Un país de Kelis, jornaleros y camareros a mucha honra

Un país de Kelis, jornaleros y camareros a mucha honra

A alguno le puede parecer una boutade, pero sinceramente creo que no lo es. Asisto, perplejo, a la repetición, cual jaculatoria empleada por políticos y economistas de todo signo y en todo gobierno, de que “tenemos que cambiar el modelo económico” de España. Esa sí que es una verdadera boutade. Especialmente cuando, después de esa afirmación, no suele venir más que un silencio acusador ante la pregunta de cómo llevar a cabo esa alquímica transmutación laboral, que va a convertir a un país con una tasa de abandono escolar del 30% (aproximadamente) en un país líder en sectores económicos punteros. Como mucho, algún político dice algo, pero siempre acaba rimando sospechosamente con la palabra “subvención”.

La alternativa industrial es altamente cuestionable, a la luz de los resultados pasados. No hay más que mirar a la historia reciente, al modelo de desarrollismo impulsado desde los sesenta, que tuvo un final abrupto en la incorporación de España en la Comunidad Económica Europea y nos obligó a mirarnos al espejo de la realidad. Gran parte de los sectores de la industria pesada que se habían creado endogámicamente eran insostenibles y murieron de incompetencia, sindicalización e indolencia: naval, minero y acero por mencionar algunos.

Un gran ejemplo es aquella escena de la película “Los Lunes al sol” de Fernando León de Aranoa, cuando los protagonistas cruzan en barca la Ría de Vigo. Tosar le decía a Bardem (vaya pareja) “el astillero era rentable”. Se me revuelve el estómago. La gente prefiere creer cualquier cosa antes que ver la realidad. El astillero era rentable… ¡Por eso se cerró, claro! En definitiva, la industria pesada requiere de una gran disponibilidad de capital y ventajas como la cercanía a grandes mercados o materias primas y/o energía muy barata. De ninguna de estas cosas dispone España.

En los sectores de alto contenido tecnológico, hoy en día casi sinónimos de capacidades digitales, los resultados no son malos, pero tampoco tenemos muchas de las habilidades necesarias para competir con los países más avanzados del mundo. Prácticamente, un axioma de la economía digital es su globalidad, de modo que una competencia directa con los EE.UU. es difícilmente concebible.

Este somero chequeo de la realidad, no puede ocultarnos, sin embargo, que existen una serie de sectores en los que España tiene una ventaja competitiva real y en los que creo que tiene mucho sentido centrarse: turismo, agricultura de alto valor añadido y cercana a los mercados europeos, proximidad física y cultural con Hispanoamérica y energías renovables.

Para los tres primeros se requiere un uso extensivo de masas laborales que he querido sintetizar como “kelis, camareros y jornaleros” (todo con sus correspondientes arrobas, no me malinterpreten).
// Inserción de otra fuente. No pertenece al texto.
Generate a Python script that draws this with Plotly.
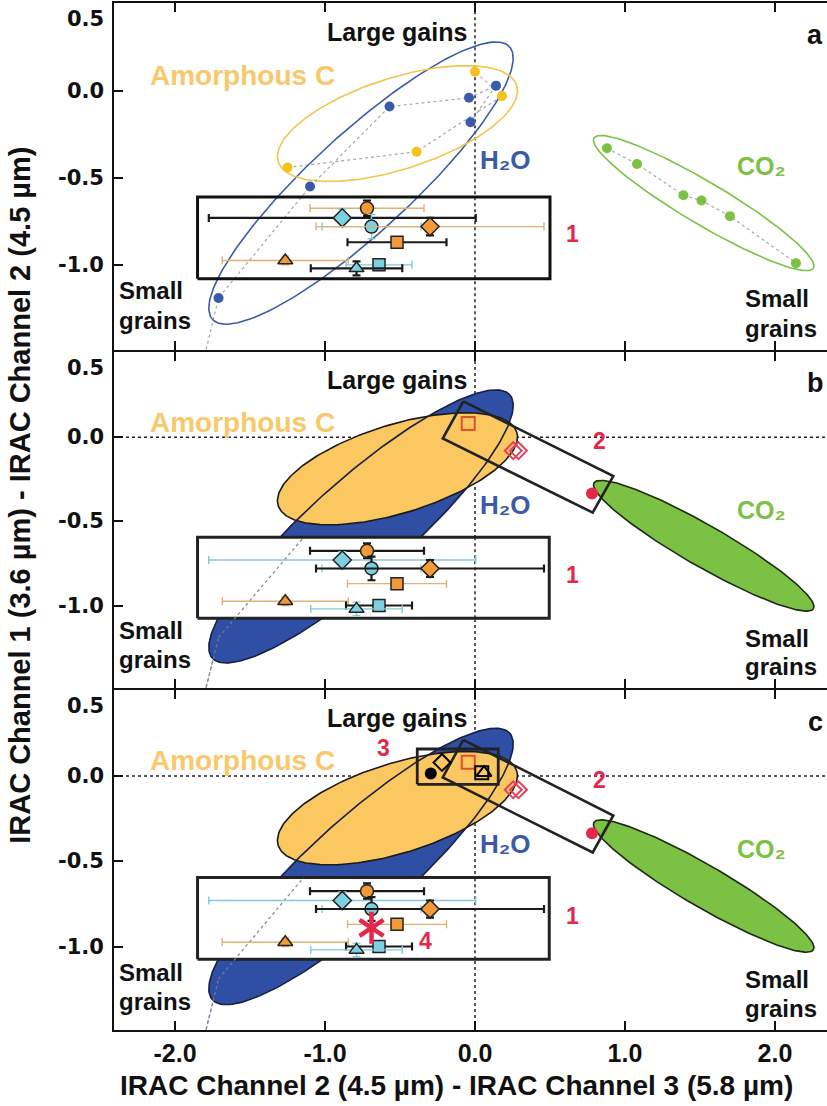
import numpy as np
import plotly.graph_objects as go

# ---------------- data ----------------
X_TICKS = [-2.0, -1.0, 0.0, 1.0, 2.0]
X_TICK_LABELS = ["-2.0", "-1.0", "0.0", "1.0", "2.0"]
Y_TICKS = [0.5, 0.0, -0.5, -1.0, -1.5]
Y_TICK_LABELS = ["0.5", "0.0", "-0.5", "-1.0", "-1.5"]
PANEL_NAMES = ["a", "b", "c"]

# model grain tracks (panel a)
H2O_X = [-1.83, -1.71, -1.10, -0.57, -0.04, 0.14, -0.03]
H2O_Y = [-1.62, -1.19, -0.55, -0.09, -0.04, 0.03, -0.18]
AMC_X = [-1.25, -0.39, 0.18, 0.00]
AMC_Y = [-0.44, -0.35, -0.03, 0.11]
CO2_X = [0.88, 1.08, 1.39, 1.51, 1.70, 2.14]
CO2_Y = [-0.33, -0.42, -0.60, -0.63, -0.72, -0.99]

# observed objects (box 1)
OBJ_SYMBOL = ["circle", "diamond", "circle", "diamond", "square",
              "triangle-up", "square", "triangle-up"]
OBJ_KIND = ["o", "c", "c", "o", "o", "o", "c", "c"]
OBJ_X = [-0.72, -0.885, -0.69, -0.30, -0.52, -1.265, -0.64, -0.79]
OBJ_Y = [-0.675, -0.73, -0.78, -0.78, -0.87, -0.975, -1.00, -1.02]
OBJ_XERR = [0.38, 0.89, 0.33, 0.76, 0.33, 0.42, 0.22, 0.305]
OBJ_YERR = [0.045, 0.05, 0.07, 0.05, 0.03, 0.025, 0.03, 0.04]
XERR_STYLE = {"a": ["t", "k", "c", "t", "k", "t", "c", "k"],
              "b": ["k", "c", "c", "k", "t", "t", "k", "c"],
              "c": ["k", "c", "c", "k", "t", "t", "k", "c"]}
YERR_STYLE = {"a": ["k", "c", "c", "k", "k", "t", "c", "k"],
              "b": ["k", "c", "k", "k", "k", "t", "k", "c"],
              "c": ["k", "c", "k", "k", "k", "t", "k", "c"]}

# boxes
BOX1 = {"a": (-1.85, 0.50, -1.08, -0.61),
        "b": (-1.85, 0.495, -1.075, -0.595),
        "c": (-1.85, 0.495, -1.075, -0.595)}
BOX2_X = [-0.078, 0.922, 0.785, -0.215]
BOX2_Y = [0.213, -0.231, -0.448, -0.008]
BOX3 = (-0.385, 0.155, -0.048, 0.159)

# red / black special points
RED_SQ_X, RED_SQ_Y = [-0.045], [0.082]
RED_DIA_X, RED_DIA_Y = [0.255, 0.29], [-0.08, -0.08]
RED_DOT_X, RED_DOT_Y = [0.78], [-0.335]
BLK_CIRC_X, BLK_CIRC_Y = [-0.295], [0.015]
BLK_DIA_X, BLK_DIA_Y = [-0.22], [0.08]
BLK_SQ_X, BLK_SQ_Y = [0.045], [0.02]
BLK_TRI_X, BLK_TRI_Y = [0.06], [0.02]
AST_X, AST_Y = [-0.69], [-0.89]

# regions (center x, center y, semi-major px, semi-minor px, angle deg)
H2O_REGION = (-0.76, -0.53, 200, 49, 42)
AMC_REGION = (-0.517, -0.188, 125, 45, 17.4)
CO2_REGION = (1.525, -0.645, 127, 21, -30.2)

# ---------------- styling ----------------
XR = [-2.407, 2.347]
YR = [-1.49, 0.505]
SX, SY = 150.0, 171.0
BLUE = "#3A5BA9"
BLUE_FILL = "#2E4FA4"
YEL_PT = "#F5C21B"
AMC_LINE = "#F2C54E"
AMC_FILL = "#FBC760"
AMC_TEXT = "#F7C96C"
GREEN = "#7BC143"
RED = "#E3284B"
ORANGE = "#F29A38"
CYAN = "#7DD0E0"
ERR = {"k": ("#1a1a1a", 2.2), "t": ("#DDB273", 1.4), "c": ("#86C7D6", 1.4)}
FONT = "Liberation Sans, Arial, sans-serif"

DOMAINS = [[0.662, 1.0], [0.333, 0.660], [0.0, 0.331]]


def ellipse(spec, n=241):
    cx, cy, a, b, ang = spec
    t = np.linspace(0, 2 * np.pi, n)
    th = np.radians(ang)
    X = a * np.cos(t) * np.cos(th) - b * np.sin(t) * np.sin(th)
    Y = a * np.cos(t) * np.sin(th) + b * np.sin(t) * np.cos(th)
    return list(cx + X / SX), list(cy + Y / SY)


def clip_track(xs, ys, lo, hi):
    ox, oy = [], []
    for i in range(len(xs) - 1):
        x0, y0, x1, y1 = xs[i], ys[i], xs[i + 1], ys[i + 1]
        if y1 != y0:
            ta, tb = (lo - y0) / (y1 - y0), (hi - y0) / (y1 - y0)
            t0, t1 = max(0, min(ta, tb)), min(1, max(ta, tb))
        else:
            if not (lo <= y0 <= hi):
                continue
            t0, t1 = 0, 1
        if t0 < t1:
            ox += [x0 + t0 * (x1 - x0), x0 + t1 * (x1 - x0), None]
            oy += [y0 + t0 * (y1 - y0), y0 + t1 * (y1 - y0), None]
    return ox, oy


fig = go.Figure()
annotations = []
shapes = []


def add(tr, xa, ya):
    tr.update(xaxis=xa, yaxis=ya, showlegend=False, hoverinfo="skip")
    fig.add_trace(tr)


def text(s, x, y, xa, ya, size, color, **kw):
    annotations.append(dict(text=s, x=x, y=y, xref=xa, yref=ya, showarrow=False,
                            font=dict(size=size, color=color, family=FONT, weight="bold"),
                            **kw))


for i, name in enumerate(PANEL_NAMES):
    xa = "x" if i == 0 else f"x{i+1}"
    ya = "y" if i == 0 else f"y{i+1}"
    bx0, bx1, by0, by1 = BOX1[name]

    # reference zero lines
    shapes.append(dict(type="line", xref=xa, yref=ya, x0=0, x1=0, y0=YR[0], y1=YR[1],
                       line=dict(color="#222", width=1.5, dash="dot"), layer="below"))
    if name != "a":
        shapes.append(dict(type="line", xref=xa, yref=ya, x0=XR[0], x1=XR[1], y0=0, y1=0,
                           line=dict(color="#222", width=1.5, dash="dot"), layer="below"))

    if name == "a":
        for reg, col in [(H2O_REGION, BLUE), (AMC_REGION, AMC_LINE), (CO2_REGION, GREEN)]:
            ex, ey = ellipse(reg)
            add(go.Scatter(x=ex, y=ey, mode="lines", line=dict(color=col, width=1.6)), xa, ya)
        for tx, ty in [(H2O_X, H2O_Y), (AMC_X, AMC_Y), (CO2_X, CO2_Y)]:
            add(go.Scatter(x=tx, y=ty, mode="lines",
                           line=dict(color="rgba(130,135,160,0.75)", width=1.2, dash="dot")), xa, ya)
        add(go.Scatter(x=H2O_X[1:], y=H2O_Y[1:], mode="markers",
                       marker=dict(size=10, color=BLUE)), xa, ya)
        add(go.Scatter(x=AMC_X, y=AMC_Y, mode="markers",
                       marker=dict(size=10, color=YEL_PT)), xa, ya)
        add(go.Scatter(x=CO2_X, y=CO2_Y, mode="markers",
                       marker=dict(size=10, color=GREEN)), xa, ya)
        add(go.Scatter(x=[bx0, bx1, bx1, bx0, bx0], y=[by0, by0, by1, by1, by0], mode="lines",
                       line=dict(color="#111", width=3)), xa, ya)
    else:
        add(go.Scatter(x=H2O_X, y=H2O_Y, mode="lines",
                       line=dict(color="rgba(120,125,150,0.85)", width=1.3, dash="dot")), xa, ya)
        ex, ey = ellipse(H2O_REGION)
        add(go.Scatter(x=ex, y=ey, mode="lines", fill="toself", fillcolor=BLUE_FILL,
                       line=dict(color=BLUE_FILL, width=0.5)), xa, ya)
        ax_, ay_ = ellipse(AMC_REGION)
        add(go.Scatter(x=ax_, y=ay_, mode="lines", fill="toself", fillcolor=AMC_FILL,
                       line=dict(color="#1b1b1b", width=1.6)), xa, ya)
        add(go.Scatter(x=ex, y=ey, mode="lines", line=dict(color="#1a2040", width=1.6)), xa, ya)
        gx, gy = ellipse(CO2_REGION)
        add(go.Scatter(x=gx, y=gy, mode="lines", fill="toself", fillcolor=GREEN,
                       line=dict(color="#1e2a12", width=1.6)), xa, ya)
        add(go.Scatter(x=[bx0, bx1, bx1, bx0, bx0], y=[by0, by0, by1, by1, by0], mode="lines",
                       fill="toself", fillcolor="white",
                       line=dict(color="#222", width=3)), xa, ya)
        add(go.Scatter(x=[0, 0], y=[by0, by1], mode="lines",
                       line=dict(color="#222", width=1.5, dash="dot")), xa, ya)
        cx_, cy_ = clip_track(H2O_X, H2O_Y, YR[0], by1)
        add(go.Scatter(x=cx_, y=cy_, mode="lines",
                       line=dict(color="rgba(120,125,150,0.9)", width=1.3, dash="dot")), xa, ya)

    # observed objects with error bars
    for k in range(len(OBJ_X)):
        ecol, ew = ERR[XERR_STYLE[name][k]]
        ycol, yw = ERR[YERR_STYLE[name][k]]
        fill = ORANGE if OBJ_KIND[k] == "o" else CYAN
        size = {"circle": 13, "diamond": 14, "square": 12, "triangle-up": 13}[OBJ_SYMBOL[k]]
        add(go.Scatter(x=[OBJ_X[k]], y=[OBJ_Y[k]], mode="markers",
                       marker=dict(symbol=OBJ_SYMBOL[k], size=size, color=fill,
                                   line=dict(color="#222", width=1.5)),
                       error_x=dict(type="data", array=[OBJ_XERR[k]], color=ecol,
                                    thickness=ew, width=4),
                       error_y=dict(type="data", array=[OBJ_YERR[k]], color=ycol,
                                    thickness=yw, width=4)), xa, ya)

    if name != "a":
        add(go.Scatter(x=BOX2_X + BOX2_X[:1], y=BOX2_Y + BOX2_Y[:1], mode="lines",
                       line=dict(color="#222", width=2.6)), xa, ya)
        add(go.Scatter(x=RED_SQ_X, y=RED_SQ_Y, mode="markers",
                       marker=dict(symbol="square-open", size=13, color="#E2502E",
                                   line=dict(width=2))), xa, ya)
        add(go.Scatter(x=RED_DIA_X, y=RED_DIA_Y, mode="markers",
                       marker=dict(symbol="diamond-open", size=13, color="#E2405C",
                                   line=dict(width=2))), xa, ya)
        add(go.Scatter(x=RED_DOT_X, y=RED_DOT_Y, mode="markers",
                       marker=dict(symbol="circle", size=12, color=RED)), xa, ya)
    if name == "c":
        b3x0, b3x1, b3y0, b3y1 = BOX3
        add(go.Scatter(x=[b3x0, b3x1, b3x1, b3x0, b3x0], y=[b3y0, b3y0, b3y1, b3y1, b3y0],
                       mode="lines", line=dict(color="#222", width=2.8)), xa, ya)
        add(go.Scatter(x=BLK_CIRC_X, y=BLK_CIRC_Y, mode="markers",
                       marker=dict(symbol="circle", size=12, color="black")), xa, ya)
        add(go.Scatter(x=BLK_DIA_X, y=BLK_DIA_Y, mode="markers",
                       marker=dict(symbol="diamond-open", size=13, color="black",
                                   line=dict(width=2))), xa, ya)
        add(go.Scatter(x=BLK_SQ_X, y=BLK_SQ_Y, mode="markers",
                       marker=dict(symbol="square-open", size=13, color="black",
                                   line=dict(width=2))), xa, ya)
        add(go.Scatter(x=BLK_TRI_X, y=BLK_TRI_Y, mode="markers",
                       marker=dict(symbol="triangle-up-open", size=13, color="black",
                                   line=dict(width=2))), xa, ya)
        for sym in ["y-up-open", "y-down-open"]:
            add(go.Scatter(x=AST_X, y=AST_Y, mode="markers",
                           marker=dict(symbol=sym, size=20, color=RED,
                                       line=dict(color=RED, width=4.5))), xa, ya)

    # texts
    text("Large gains", -0.52, 0.34, xa, ya, 25, "#111")
    text("Amorphous C", -1.55, 0.09, xa, ya, 28, AMC_TEXT)
    text("H\u2082O", 0.20, -0.40, xa, ya, 26, BLUE)
    text("CO\u2082", 1.91, -0.43, xa, ya, 25, GREEN)
    for line_txt, dy in [("Small", 0.0), ("grains", -0.17)]:
        text(line_txt, -2.385, -1.15 + dy, xa, ya, 24, "#111", xanchor="left")
        text(line_txt, 1.785, -1.195 + dy, xa, ya, 24, "#111", xanchor="left")
    text(name, 2.27, 0.32, xa, ya, 27, "#111")
    text("1", 0.65, -0.82, xa, ya, 23, RED)
    if name != "a":
        text("2", 0.83, -0.02, xa, ya, 23, RED)
    if name == "c":
        text("3", -0.61, 0.165, xa, ya, 23, RED)
        text("4", -0.33, -0.97, xa, ya, 23, RED)

    # y tick labels
    for v, lab in zip(Y_TICKS, Y_TICK_LABELS):
        ys = -15 if v == max(Y_TICKS) else (10 if v == min(Y_TICKS) else 0)
        annotations.append(dict(text=lab, x=0, y=v, xref="paper", yref=ya, xanchor="right",
                                xshift=-8, yshift=ys, showarrow=False,
                                font=dict(size=21, color="#111", family="DejaVu Sans",
                                          weight="bold")))

# axis titles
annotations.append(dict(text="IRAC Channel 2 (4.5 µm) - IRAC Channel 3 (5.8 µm)",
                        x=0.48, y=-0.0536, xref="paper", yref="paper", showarrow=False,
                        yanchor="middle",
                        font=dict(size=28, color="#111", family=FONT, weight="bold")))
annotations.append(dict(text="IRAC Channel 1 (3.6 µm) - IRAC Channel 2 (4.5 µm)",
                        x=-0.132, y=0.521, xref="paper", yref="paper", showarrow=False,
                        textangle=-90, xanchor="center", yanchor="middle",
                        font=dict(size=29, color="#111", family=FONT, weight="bold")))

layout = dict(width=827, height=1106, margin=dict(l=114, r=0, t=3, b=76),
              paper_bgcolor="white", plot_bgcolor="white",
              annotations=annotations, shapes=shapes, showlegend=False,
              font=dict(family=FONT, color="#111"))
for i in range(3):
    xk = "xaxis" if i == 0 else f"xaxis{i+1}"
    yk = "yaxis" if i == 0 else f"yaxis{i+1}"
    layout[xk] = dict(domain=[0, 1], range=XR, anchor="y" if i == 0 else f"y{i+1}",
                      tickvals=X_TICKS, ticktext=X_TICK_LABELS, ticks="inside", ticklen=9,
                      tickwidth=2, tickcolor="#111", showline=True, linewidth=2,
                      linecolor="#111", mirror="ticks", showgrid=False, zeroline=False,
                      showticklabels=(i == 2),
                      tickfont=dict(size=25, family=FONT, color="#111", weight="bold"))
    layout[yk] = dict(domain=DOMAINS[i], range=YR, anchor="x" if i == 0 else f"x{i+1}",
                      tickvals=Y_TICKS, ticks="inside", ticklen=9, tickwidth=2,
                      tickcolor="#111", showline=True, linewidth=2, linecolor="#111",
                      showgrid=False, zeroline=False, showticklabels=False)
fig.update_layout(**layout)
fig.write_html("out.html")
Estos sectores son, al contrario de lo que piensa mucha gente, una bendición. Requieren una amplia oferta de mano de obra que puede tener una limitada o anticuada educación y, sobre todo, son extremadamente resilientes ante la digitalización, lo que es un enorme seguro de vida en comparación con otros países. Creo que es más sencillo dar un trabajo digno, con una buena cobertura social, a un ciudadano que cuenta con una limitada o anticuada educación que tratar de convertirlo en un trabajador de un sector tecnológico puntero.

Aceptemos nuestra condena, pero no cual criminales endurecidos, sino con espíritu de enmienda, y aprovechemos lo que es una gran noticia: tenemos unos sectores que, adecuadamente protegidos y cultivados, pueden alimentarnos económicamente durante generaciones.

Para ello es necesario contribuir con fondos públicos que aseguren, por ejemplo, que nuestras aerolíneas continúen trayendo turistas; invertir en infraestructuras para poner naranjas fresquísimas en Zürich en 48 horas desde la recogida (a muchos euros el kilo, si es posible, porque los pueden pagar); disponer de una oferta de salud de gran calidad para los visitantes y residentes extranjeros; dotar de seguridad física y de limpieza ejemplar a nuestras calles, así como depurar las playas; y, por supuesto, conservar nuestro excelente equipamiento cultural para atraer a los ciudadanos europeos y del resto del mundo, dispuestos a pagar para disfrutar de él. Lo demás son pamplinas.